Die Berufung der Beklagten gegen das am 9. September 1992 verkündete Teilurteil der 3. Kammer für Handelssachen des Landgerichts Bonn - 14 O 72/92 - wird mit der Maßgabe zurückgewiesen, daß Ziffer 1 und 2 dieses Urteils wie folgt neu gefaßt werden: 1.)Die Beklagte wird verurteilt, es bei Vermeidung eines vom Gericht für jeden Fall der Zuwiderhandlung festzusetzenden Ordnungsgeldes bis zu DM 500.000,00, ersatzweise Ordnungshaft, oder von Ordnungshaft bis zu sechs Monaten zu unterlassen,ein Druckbild für die Herstellung von Werbe- und/oder Verpackungsmaterial zu nutzen, hiermit versehenes Werbe- und/oder Verpackungsmaterial zu verbreiten oder verbreiten zu lassen oder ein solches Druckbild auf andere Weise zu nutzen,wie nachstehend wiedergegeben: 2.)Die Beklagte wird weiter verurteilt, Auskunft darüber zu erteilen, wieviel Werbe- und/oder Verpackungsmaterial, unter Aufschlüsslung nach Art und Stückzahl, mit dem un-ter Ziffer 1.) gekennzeichneten Druckbild versehen und an die Metzgerei A., Q.straße 13 a, B. , abgegeben worden ist.
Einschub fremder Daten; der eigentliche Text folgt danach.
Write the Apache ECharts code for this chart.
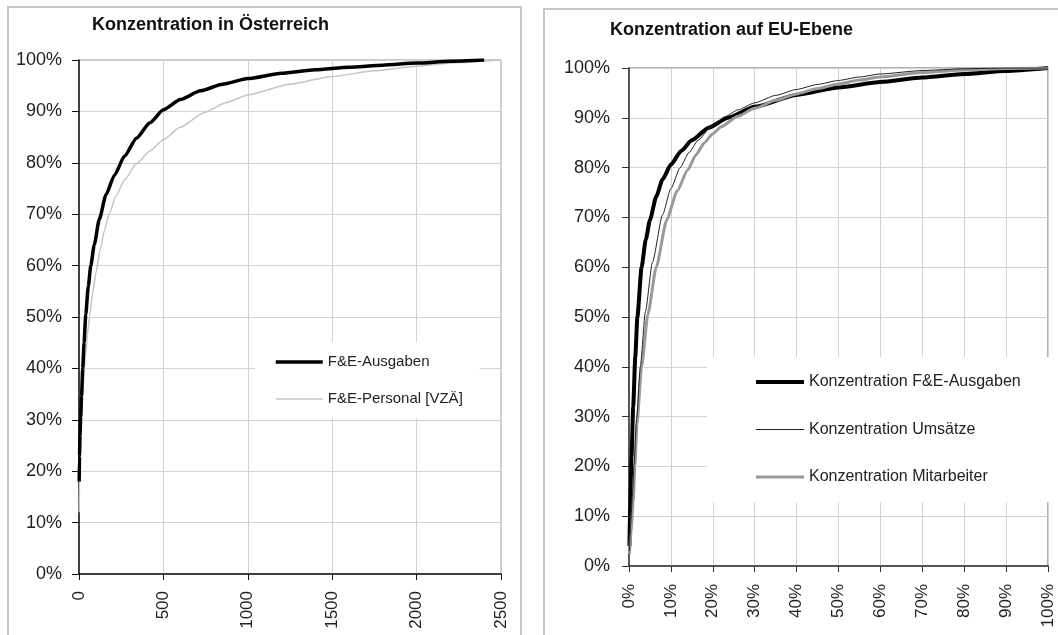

Die Kosten des Berufungsverfahrens werden der Beklagten auferlegt. Das Urteil ist vorläufig vollstreckbar. Beschwer der Beklagten: 30.000,00 DM

Gründe

E n t s c h e i d u n g s g r ü n

d e :

Die zulässige Berufung der Beklagten

bleibt in der Sache ohne Erfolg.

Die Klage ist begründet. Dabei kann

dahinstehen, ob das Klagebegehren aus § 97 Abs. 1 UrhG

gerechtfertigt ist, denn die Klägerin kann von der Beklagten

jedenfalls gemäß §§ 1 UWG, 242 BGB Unterlassung und Auskunft in

dem aus dem Tenor dieses Urteils ersichtlichen Umfang

verlangen.

Der Unterlassungsanspruch der Klägerin

ergibt sich aus § 1 UWG unter dem Gesichtspunkt der identischen

oder nahezu identischen Nachahmung. Danach findet der Grundsatz,

daß die Nachahmung nicht besonders geschützter Arbeitsergebnisse

grundsätzlich zulässig ist, unter anderem dort seine Grenze, wo

ein derartiges Arbeitsergebnis ohne zwingenden Grund in identischer

oder nahezu identischer Form nachgemacht wird, um den Mitbewerber

in unbilliger Weise um die Früchte seiner Arbeit zu bringen und ihn

zu schädigen bzw. zu behindern (vgl. Baumbach-Hefermehl,

Wettbewerbsrecht, 17. Aufl., § 1 UWG Rdnr. 506 - 511 m.w.N.). Das

beanstandete Handeln der Beklagten ist in diesem Sinne

unlauter.

Hierbei bedurfte es keiner

Entscheidung, ob nach den vorgenannten Grundsätzen die Nachahmung

eines jeglichen fremden Arbeitsergebnisses gemäß § 1 UWG unzulässig

ist oder ob dies nur bei solchen Ergebnissen gilt, die eine gewisse

wettbewerbliche Eigenart aufweisen (vgl. dazu Baumach-Hefermehl

a.a.O. § 1 UWG Rdnr. 506, 508). Das von der Klägerin geschaffene

Druckbild besitzt eine derartige Eigenart, denn es weist durch

seine graphische Gestaltung Besonderheiten auf, die der Klägerin

als der Erbringerin der Leistung eine Gewinnchance er-öffnen, ohne

daß es in diesem Zusammenhang darauf ankommt, ob diese Elemente

geeignet sind, auf die betriebliche Herkunft hinzuweisen (vgl.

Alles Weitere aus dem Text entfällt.